Royal Dutch Shell yesterday said it had decided to postpone a coal-to-liquids (CTL) joint project with Shenhua Group in the Ningxia Hui autonomous region.
"In a period of economic downturn, we have postponed the project due to a number of reasons," Lim Haw Kuang, executive chairman of Shell Companies in China, told China Daily yesterday, without elaborating.
But the company will keep playing an active role in China's coal gasification sector, he added.
In 2006, Shell signed an agreement with Shenhua Ningxia Coal Industry Co, a subsidiary of China's largest coal producer Shenhua, to start feasibility study on a coal-to-liquids project.
The plant, which was expected to convert coal into oil products such as petroleum and diesel, was estimated to cost US$5-6 billion, according to Shell.
The project would have used Shell's indirect coal liquefaction technology, which turns coal first to gas and then liquefies it into fuels.

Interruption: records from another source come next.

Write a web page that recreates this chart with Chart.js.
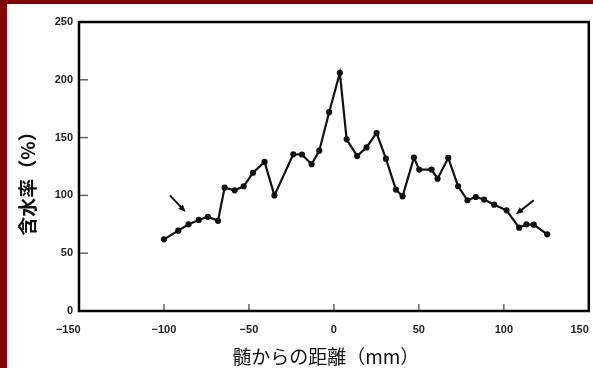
<!DOCTYPE html>
<html>
<head>
<meta charset="utf-8">
<script src="https://cdn.jsdelivr.net/npm/chart.js@4/dist/chart.umd.min.js"></script>
<style>
  html, body { margin: 0; padding: 0; background: #800404; overflow: hidden; }
  #wrap { position: absolute; left: 7px; top: 4px; width: 586px; height: 364px; background: #fff; }
  canvas { display: block; }
</style>
</head>
<body>
<div id="wrap"><canvas id="chart" width="586" height="364"></canvas></div>
<script>
// distance from pith (mm) and moisture content (%)
const distance = [
  -100, -91.6, -85.5, -79.5, -74.2, -68.2, -64.3, -58.4, -53.1, -47.6,
  -40.8, -35, -23.9, -18.8, -13.1, -8.6, -2.8, 3.5, 7.5, 13.7,
  19.2, 25.1, 30.6, 36.5, 40.4, 47.1, 50.2, 57.5, 61, 67.3,
  73.1, 78.6, 83.5, 88.4, 94.3, 101.6, 109, 113.3, 117.6, 125.5
];
const moisture = [
  62, 69.5, 75, 78.8, 81.5, 78, 106.7, 104.4, 107.9, 119.6,
  129, 100, 135.5, 135.4, 127, 138.7, 172, 206, 148.5, 134,
  141.5, 154, 131.8, 105, 99.2, 132.7, 122.3, 122.3, 114.5, 132.4,
  107.9, 95.8, 98.6, 96.4, 92, 87.1, 72.1, 75, 74.7, 66.3
];

const xTicks = [-150, -100, -50, 0, 50, 100, 150];
const yTicks = [0, 50, 100, 150, 200, 250];

// arrows pointing at the ends of the curve: [x0, y0, x1, y1] in data units
const arrows = [
  [-96.5, 100, -87.2, 85.6],
  [117.6, 95.8, 107.1, 83.6]
];

const xTitle = "髄からの距離（mm）";
const yTitle = "含水率（%）";

const points = distance.map((d, i) => ({ x: d, y: moisture[i] }));

// end labels sit a little inward, like in the original print
const xLabel = (v) => {
  const s = v < 0 ? "\u2212" + Math.abs(v) : String(v);
  if (v === -150) return s + "       ";
  if (v === 150) return s + "      ";
  return s;
};

const frame = {
  id: "frame",
  afterDraw(chart) {
    const { ctx, chartArea: a, scales } = chart;
    ctx.save();
    // small inner ticks
    ctx.strokeStyle = "#666";
    ctx.lineWidth = 1.5;
    yTicks.slice(1, -1).forEach((v) => {
      const y = scales.y.getPixelForValue(v);
      ctx.beginPath();
      ctx.moveTo(a.left, y);
      ctx.lineTo(a.left + 9, y);
      ctx.stroke();
    });
    xTicks.slice(1, -1).forEach((v) => {
      const x = scales.x.getPixelForValue(v);
      ctx.beginPath();
      ctx.moveTo(x, a.bottom);
      ctx.lineTo(x, a.bottom - 7);
      ctx.stroke();
    });
    // box
    ctx.strokeStyle = "#000";
    ctx.lineWidth = 2.5;
    ctx.strokeRect(a.left, a.top, a.right - a.left, a.bottom - a.top);

    // arrows
    ctx.fillStyle = "#111";
    ctx.strokeStyle = "#111";
    ctx.lineWidth = 2;
    arrows.forEach(([x0, y0, x1, y1]) => {
      const px0 = scales.x.getPixelForValue(x0);
      const py0 = scales.y.getPixelForValue(y0);
      const px1 = scales.x.getPixelForValue(x1);
      const py1 = scales.y.getPixelForValue(y1);
      const ang = Math.atan2(py1 - py0, px1 - px0);
      const hl = 8;
      ctx.beginPath();
      ctx.moveTo(px0, py0);
      ctx.lineTo(px1 - Math.cos(ang) * hl * 0.6, py1 - Math.sin(ang) * hl * 0.6);
      ctx.stroke();
      ctx.beginPath();
      ctx.moveTo(px1, py1);
      ctx.lineTo(px1 - hl * Math.cos(ang - 0.4), py1 - hl * Math.sin(ang - 0.4));
      ctx.lineTo(px1 - hl * Math.cos(ang + 0.4), py1 - hl * Math.sin(ang + 0.4));
      ctx.closePath();
      ctx.fill();
    });

    // axis titles
    ctx.fillStyle = "#111";
    ctx.textAlign = "center";
    ctx.textBaseline = "middle";
    ctx.font = "19px 'Noto Sans CJK JP'";
    ctx.fillText(xTitle, a.left + (a.right - a.left) * 0.484, 353);
    ctx.translate(21, 175);
    ctx.rotate(-Math.PI / 2);
    ctx.font = "bold 19px 'Noto Sans CJK JP'";
    ctx.fillText(yTitle, 0, 0);
    ctx.restore();
  }
};

const ctx = document.getElementById("chart").getContext("2d");
new Chart(ctx, {
  type: "scatter",
  data: {
    datasets: [
      {
        label: "含水率",
        data: points,
        showLine: true,
        borderColor: "#111",
        backgroundColor: "#111",
        borderWidth: 2.2,
        pointRadius: 2,
        pointHoverRadius: 2,
        tension: 0,
      },
    ],
  },
  options: {
    responsive: false,
    animation: false,
    layout: { padding: { top: 18, right: 4, left: 0, bottom: 0 } },
    plugins: {
      legend: { display: false },
      tooltip: { enabled: false },
    },
    scales: {
      x: {
        type: "linear",
        min: -150,
        max: 150,
        afterBuildTicks: (s) => { s.ticks = xTicks.map((v) => ({ value: v })); },
        afterFit: (s) => {
          s.height = 57;
          s.paddingLeft = 0;
          s.paddingRight = 0;
        },
        grid: { display: false, drawTicks: false },
        border: { display: false },
        ticks: {
          padding: 12,
          color: "#222",
          font: { family: "'Liberation Sans', Arial", size: 11, weight: "bold" },
          callback: xLabel,
        },
      },
      y: {
        type: "linear",
        min: 0,
        max: 250,
        afterBuildTicks: (s) => { s.ticks = yTicks.map((v) => ({ value: v })); },
        afterFit: (s) => {
          s.width = 72;
          s.paddingTop = 0;
          s.paddingBottom = 0;
        },
        grid: { display: false, drawTicks: false },
        border: { display: false },
        ticks: {
          padding: 6,
          color: "#222",
          font: { family: "'Liberation Sans', Arial", size: 11, weight: "bold" },
        },
      },
    },
  },
  plugins: [frame],
});
</script>
</body>
</html>
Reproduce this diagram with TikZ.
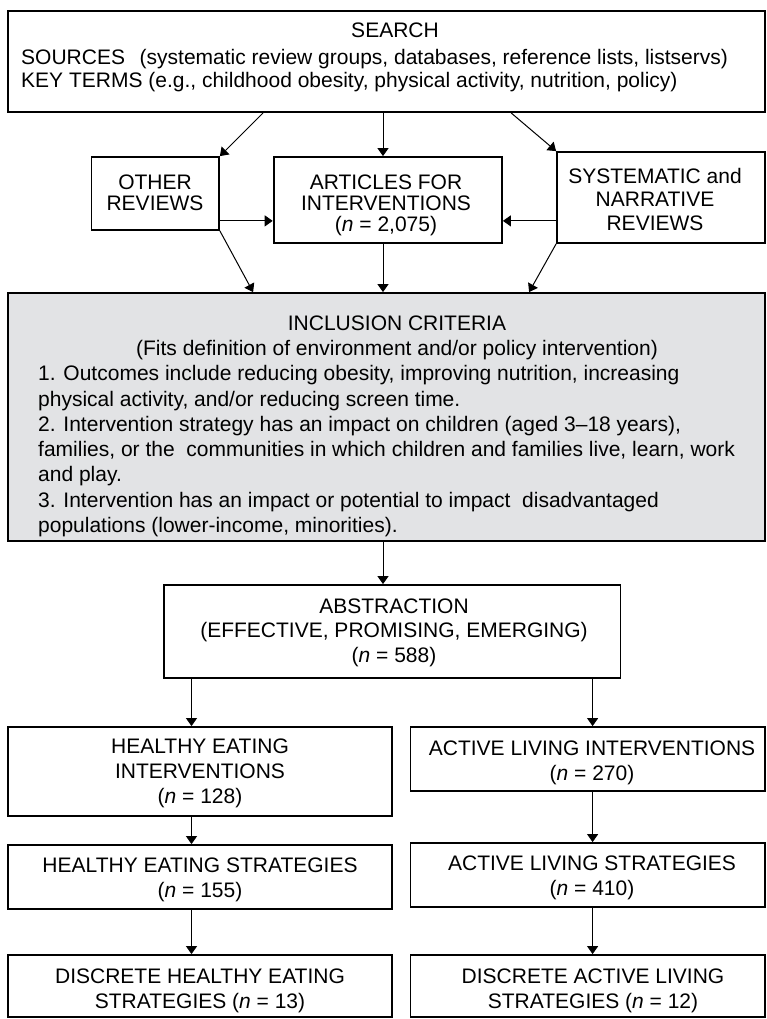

It would have been able to yield 3 million tons of oil a year, said the company.
Besides this project, Shenhua had also signed an agreement with Sasol from South Africa to study a coal-to-liquids project in Ningxia.
Last year, Shenhua completed construction of a 10 billion yuan coal-to-oil project in Ordos in Inner Mongolia, which uses direct coal liquefaction technology.
China is a key part of Shell's long-term strategy to expand in faster-growing markets, company CEO Jeroen van der Veer said yesterday. The company, which is the second-largest non-government controlled oil company by market value, has been downsizing its refining and retail assets in Europe and Africa as demand falls in the regions.
The company is talking to possible Chinese partners about a joint bid to develop oil fields in Iraq, said the CEO.
However, he did not disclose the names of these Chinese companies, and which field they might bid for.
He said the deadline for the bidding is expected to be in late June or early July and the partnership details would be announced then.
Last year, China National Petroleum Corporation signed an agreement to jointly develop an oilfield in Iraq, which is among Iraq's first batch of joint-venture oil projects since the US-led invasion in 2003.
Under the agreement, China's largest oil company will help Iraqi partners develop the Al-Ahdab oilfield, 180 km southeast of Baghdad. The deal is worth US$2.9 billion.